Input for this task:
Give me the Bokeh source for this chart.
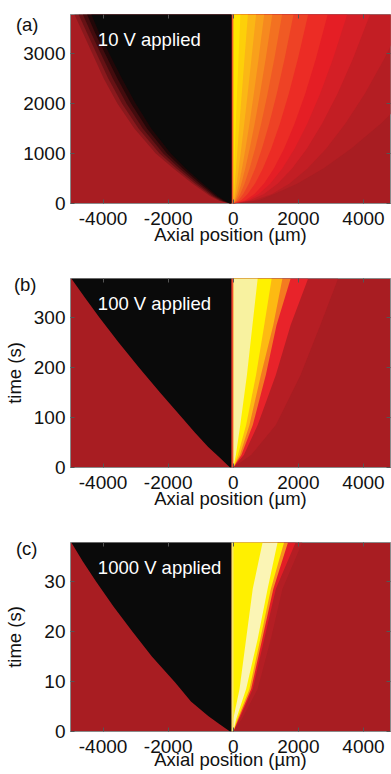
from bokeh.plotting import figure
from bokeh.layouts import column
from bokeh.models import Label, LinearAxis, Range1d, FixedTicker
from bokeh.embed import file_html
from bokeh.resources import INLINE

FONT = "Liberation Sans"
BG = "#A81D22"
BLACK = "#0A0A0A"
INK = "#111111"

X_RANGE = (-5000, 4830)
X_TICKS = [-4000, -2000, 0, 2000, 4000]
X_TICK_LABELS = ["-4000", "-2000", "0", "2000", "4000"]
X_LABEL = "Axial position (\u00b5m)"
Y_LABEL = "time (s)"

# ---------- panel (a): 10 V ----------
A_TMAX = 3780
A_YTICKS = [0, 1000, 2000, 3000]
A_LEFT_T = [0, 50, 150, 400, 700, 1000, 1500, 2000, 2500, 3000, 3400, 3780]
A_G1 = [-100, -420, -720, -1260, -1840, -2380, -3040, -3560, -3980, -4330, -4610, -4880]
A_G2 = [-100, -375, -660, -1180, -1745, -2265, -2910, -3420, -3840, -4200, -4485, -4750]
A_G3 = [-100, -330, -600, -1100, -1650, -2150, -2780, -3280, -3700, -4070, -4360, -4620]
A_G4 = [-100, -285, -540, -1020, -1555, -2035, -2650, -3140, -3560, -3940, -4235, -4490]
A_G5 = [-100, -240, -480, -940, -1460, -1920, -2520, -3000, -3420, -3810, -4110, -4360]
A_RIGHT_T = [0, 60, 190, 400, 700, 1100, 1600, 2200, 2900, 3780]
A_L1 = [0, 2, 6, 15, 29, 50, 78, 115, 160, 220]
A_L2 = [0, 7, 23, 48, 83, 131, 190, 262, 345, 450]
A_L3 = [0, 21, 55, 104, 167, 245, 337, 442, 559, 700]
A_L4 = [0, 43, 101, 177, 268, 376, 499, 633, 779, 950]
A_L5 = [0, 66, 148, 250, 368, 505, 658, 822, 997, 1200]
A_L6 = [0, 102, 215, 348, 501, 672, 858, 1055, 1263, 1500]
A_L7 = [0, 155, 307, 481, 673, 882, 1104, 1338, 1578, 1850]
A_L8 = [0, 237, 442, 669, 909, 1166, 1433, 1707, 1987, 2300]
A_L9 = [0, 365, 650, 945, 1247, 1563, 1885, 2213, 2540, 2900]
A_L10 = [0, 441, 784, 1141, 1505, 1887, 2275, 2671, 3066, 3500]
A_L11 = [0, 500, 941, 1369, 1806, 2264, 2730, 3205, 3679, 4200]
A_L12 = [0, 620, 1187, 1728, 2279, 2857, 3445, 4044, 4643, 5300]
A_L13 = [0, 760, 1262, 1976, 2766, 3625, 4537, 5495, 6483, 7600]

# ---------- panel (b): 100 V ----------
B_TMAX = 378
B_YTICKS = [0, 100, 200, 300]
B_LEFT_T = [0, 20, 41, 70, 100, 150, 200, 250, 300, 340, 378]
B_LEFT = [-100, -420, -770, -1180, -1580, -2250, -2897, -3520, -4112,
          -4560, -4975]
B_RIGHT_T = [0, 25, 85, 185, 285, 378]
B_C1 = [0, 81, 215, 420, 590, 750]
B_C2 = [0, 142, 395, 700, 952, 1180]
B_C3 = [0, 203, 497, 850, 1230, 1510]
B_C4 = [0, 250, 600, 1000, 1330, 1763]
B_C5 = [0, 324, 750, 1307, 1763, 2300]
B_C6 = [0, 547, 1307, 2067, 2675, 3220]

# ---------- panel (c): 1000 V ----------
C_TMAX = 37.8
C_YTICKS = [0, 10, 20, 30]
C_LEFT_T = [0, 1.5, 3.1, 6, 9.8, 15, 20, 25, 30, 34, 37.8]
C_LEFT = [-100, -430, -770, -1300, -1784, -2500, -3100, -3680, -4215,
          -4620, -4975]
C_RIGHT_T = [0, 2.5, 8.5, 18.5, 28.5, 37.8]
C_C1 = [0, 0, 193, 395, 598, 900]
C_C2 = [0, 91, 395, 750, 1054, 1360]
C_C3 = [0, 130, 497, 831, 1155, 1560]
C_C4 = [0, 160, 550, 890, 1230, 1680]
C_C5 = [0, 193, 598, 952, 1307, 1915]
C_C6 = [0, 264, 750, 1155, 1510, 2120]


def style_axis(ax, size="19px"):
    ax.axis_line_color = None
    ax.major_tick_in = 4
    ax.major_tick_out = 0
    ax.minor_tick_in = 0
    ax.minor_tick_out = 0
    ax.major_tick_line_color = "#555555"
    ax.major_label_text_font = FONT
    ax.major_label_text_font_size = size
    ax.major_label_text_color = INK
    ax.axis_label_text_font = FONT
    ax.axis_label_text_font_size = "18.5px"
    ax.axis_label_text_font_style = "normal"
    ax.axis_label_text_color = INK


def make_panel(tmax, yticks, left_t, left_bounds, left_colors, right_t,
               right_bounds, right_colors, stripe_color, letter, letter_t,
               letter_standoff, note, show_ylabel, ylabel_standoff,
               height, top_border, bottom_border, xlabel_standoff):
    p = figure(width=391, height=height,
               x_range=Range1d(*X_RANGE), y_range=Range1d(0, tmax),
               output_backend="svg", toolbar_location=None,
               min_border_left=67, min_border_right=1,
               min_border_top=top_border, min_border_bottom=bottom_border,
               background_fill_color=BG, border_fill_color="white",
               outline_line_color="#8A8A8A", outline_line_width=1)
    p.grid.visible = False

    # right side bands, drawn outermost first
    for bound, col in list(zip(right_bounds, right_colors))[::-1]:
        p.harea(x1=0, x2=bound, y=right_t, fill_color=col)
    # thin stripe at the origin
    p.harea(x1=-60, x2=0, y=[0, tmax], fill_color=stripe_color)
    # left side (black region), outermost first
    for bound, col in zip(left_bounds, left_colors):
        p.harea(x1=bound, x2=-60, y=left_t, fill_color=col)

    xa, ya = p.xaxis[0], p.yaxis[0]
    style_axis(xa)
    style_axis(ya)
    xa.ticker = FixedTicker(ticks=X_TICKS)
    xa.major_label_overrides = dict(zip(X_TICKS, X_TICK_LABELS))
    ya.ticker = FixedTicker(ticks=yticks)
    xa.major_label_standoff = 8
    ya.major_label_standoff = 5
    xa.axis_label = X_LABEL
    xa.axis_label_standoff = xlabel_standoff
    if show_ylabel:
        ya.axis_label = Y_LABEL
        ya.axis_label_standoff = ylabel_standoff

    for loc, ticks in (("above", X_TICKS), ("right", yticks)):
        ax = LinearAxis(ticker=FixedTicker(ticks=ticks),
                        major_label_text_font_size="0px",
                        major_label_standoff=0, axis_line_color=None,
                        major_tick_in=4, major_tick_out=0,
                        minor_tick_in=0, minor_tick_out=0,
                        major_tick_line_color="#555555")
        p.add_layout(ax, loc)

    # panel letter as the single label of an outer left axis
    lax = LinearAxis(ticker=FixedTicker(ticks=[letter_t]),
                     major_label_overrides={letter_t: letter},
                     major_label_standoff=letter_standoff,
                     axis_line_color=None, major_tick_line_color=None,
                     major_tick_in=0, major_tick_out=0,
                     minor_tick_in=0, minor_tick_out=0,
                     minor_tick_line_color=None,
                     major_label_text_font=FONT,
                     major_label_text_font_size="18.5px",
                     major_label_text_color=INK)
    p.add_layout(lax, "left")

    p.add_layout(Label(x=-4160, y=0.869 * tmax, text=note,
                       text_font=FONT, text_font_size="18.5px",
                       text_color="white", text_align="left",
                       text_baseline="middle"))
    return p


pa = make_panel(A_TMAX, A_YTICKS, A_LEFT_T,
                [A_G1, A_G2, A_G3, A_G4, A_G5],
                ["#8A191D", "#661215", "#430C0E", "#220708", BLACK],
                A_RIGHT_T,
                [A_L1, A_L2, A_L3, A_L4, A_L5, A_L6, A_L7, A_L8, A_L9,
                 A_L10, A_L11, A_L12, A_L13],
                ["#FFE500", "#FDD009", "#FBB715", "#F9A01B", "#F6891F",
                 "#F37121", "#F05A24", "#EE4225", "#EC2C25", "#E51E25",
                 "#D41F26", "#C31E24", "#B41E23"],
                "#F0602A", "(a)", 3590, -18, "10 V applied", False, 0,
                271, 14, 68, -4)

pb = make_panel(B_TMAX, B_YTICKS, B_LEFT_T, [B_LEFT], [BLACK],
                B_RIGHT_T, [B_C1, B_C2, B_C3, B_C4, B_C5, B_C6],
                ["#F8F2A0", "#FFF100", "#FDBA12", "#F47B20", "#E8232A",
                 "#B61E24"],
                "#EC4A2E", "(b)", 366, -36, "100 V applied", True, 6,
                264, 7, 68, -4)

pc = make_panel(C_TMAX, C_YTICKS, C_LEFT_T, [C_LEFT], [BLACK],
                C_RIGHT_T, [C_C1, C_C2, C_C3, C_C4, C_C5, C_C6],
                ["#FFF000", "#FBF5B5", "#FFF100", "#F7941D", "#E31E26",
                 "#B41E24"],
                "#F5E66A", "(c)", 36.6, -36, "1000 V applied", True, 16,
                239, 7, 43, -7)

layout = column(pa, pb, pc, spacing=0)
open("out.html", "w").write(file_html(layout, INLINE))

---

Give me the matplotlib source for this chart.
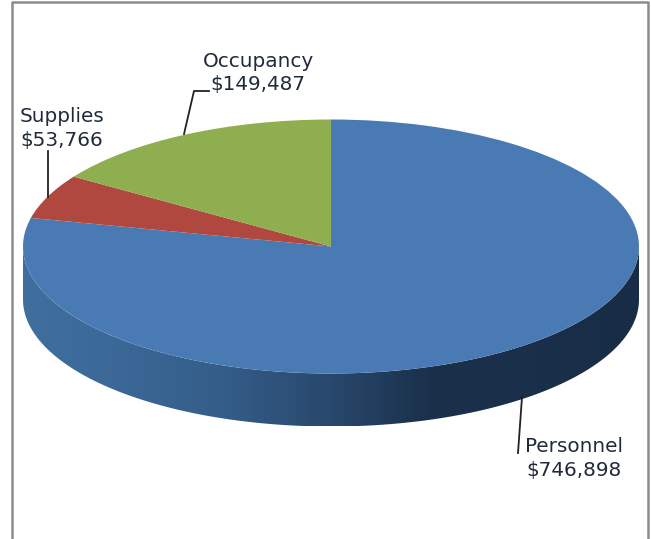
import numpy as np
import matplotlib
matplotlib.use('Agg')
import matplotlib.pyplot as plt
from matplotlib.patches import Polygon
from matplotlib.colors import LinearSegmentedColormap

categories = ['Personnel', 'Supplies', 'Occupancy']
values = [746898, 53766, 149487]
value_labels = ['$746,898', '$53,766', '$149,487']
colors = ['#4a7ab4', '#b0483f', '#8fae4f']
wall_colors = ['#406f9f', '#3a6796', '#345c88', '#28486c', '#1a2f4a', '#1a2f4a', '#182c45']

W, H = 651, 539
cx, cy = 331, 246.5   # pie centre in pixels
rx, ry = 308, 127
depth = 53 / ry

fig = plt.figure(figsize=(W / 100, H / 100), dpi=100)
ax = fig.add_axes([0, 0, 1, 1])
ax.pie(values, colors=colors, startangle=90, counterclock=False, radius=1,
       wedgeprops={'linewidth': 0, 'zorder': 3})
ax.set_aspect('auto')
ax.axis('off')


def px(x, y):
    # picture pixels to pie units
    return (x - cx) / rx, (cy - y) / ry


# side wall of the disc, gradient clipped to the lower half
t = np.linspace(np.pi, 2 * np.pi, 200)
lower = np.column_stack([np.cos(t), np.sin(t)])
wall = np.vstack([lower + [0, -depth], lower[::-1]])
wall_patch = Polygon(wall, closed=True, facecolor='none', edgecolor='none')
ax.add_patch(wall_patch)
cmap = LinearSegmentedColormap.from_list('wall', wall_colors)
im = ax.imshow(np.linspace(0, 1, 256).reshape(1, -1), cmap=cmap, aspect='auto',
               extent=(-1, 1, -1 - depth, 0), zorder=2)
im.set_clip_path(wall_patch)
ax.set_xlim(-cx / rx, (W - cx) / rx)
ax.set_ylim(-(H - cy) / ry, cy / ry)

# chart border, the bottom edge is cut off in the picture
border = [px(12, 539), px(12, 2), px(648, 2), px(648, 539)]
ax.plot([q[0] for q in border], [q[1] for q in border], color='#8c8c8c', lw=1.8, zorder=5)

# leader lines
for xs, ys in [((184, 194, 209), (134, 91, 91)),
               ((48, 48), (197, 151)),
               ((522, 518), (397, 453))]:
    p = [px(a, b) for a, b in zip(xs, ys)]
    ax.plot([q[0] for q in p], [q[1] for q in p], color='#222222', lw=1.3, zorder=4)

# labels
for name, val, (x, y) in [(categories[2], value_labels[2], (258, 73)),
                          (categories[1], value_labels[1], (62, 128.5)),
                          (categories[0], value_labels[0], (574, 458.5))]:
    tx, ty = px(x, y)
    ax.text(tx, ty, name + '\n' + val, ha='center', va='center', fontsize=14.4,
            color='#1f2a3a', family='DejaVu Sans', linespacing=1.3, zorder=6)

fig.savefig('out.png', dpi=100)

What this task involves: Looking above, find the stretch of lines that opens with the one holding "Give me the matplotlib source for this chart." and closes with the one holding "return (x - cx) / rx, (cy - y) / ry". Copy it exactly, pictures excluded.

Expected answer:
Give me the matplotlib source for this chart.
import numpy as np
import matplotlib
matplotlib.use('Agg')
import matplotlib.pyplot as plt
from matplotlib.patches import Polygon
from matplotlib.colors import LinearSegmentedColormap

categories = ['Personnel', 'Supplies', 'Occupancy']
values = [746898, 53766, 149487]
value_labels = ['$746,898', '$53,766', '$149,487']
colors = ['#4a7ab4', '#b0483f', '#8fae4f']
wall_colors = ['#406f9f', '#3a6796', '#345c88', '#28486c', '#1a2f4a', '#1a2f4a', '#182c45']

W, H = 651, 539
cx, cy = 331, 246.5   # pie centre in pixels
rx, ry = 308, 127
depth = 53 / ry

fig = plt.figure(figsize=(W / 100, H / 100), dpi=100)
ax = fig.add_axes([0, 0, 1, 1])
ax.pie(values, colors=colors, startangle=90, counterclock=False, radius=1,
       wedgeprops={'linewidth': 0, 'zorder': 3})
ax.set_aspect('auto')
ax.axis('off')


def px(x, y):
    # picture pixels to pie units
    return (x - cx) / rx, (cy - y) / ry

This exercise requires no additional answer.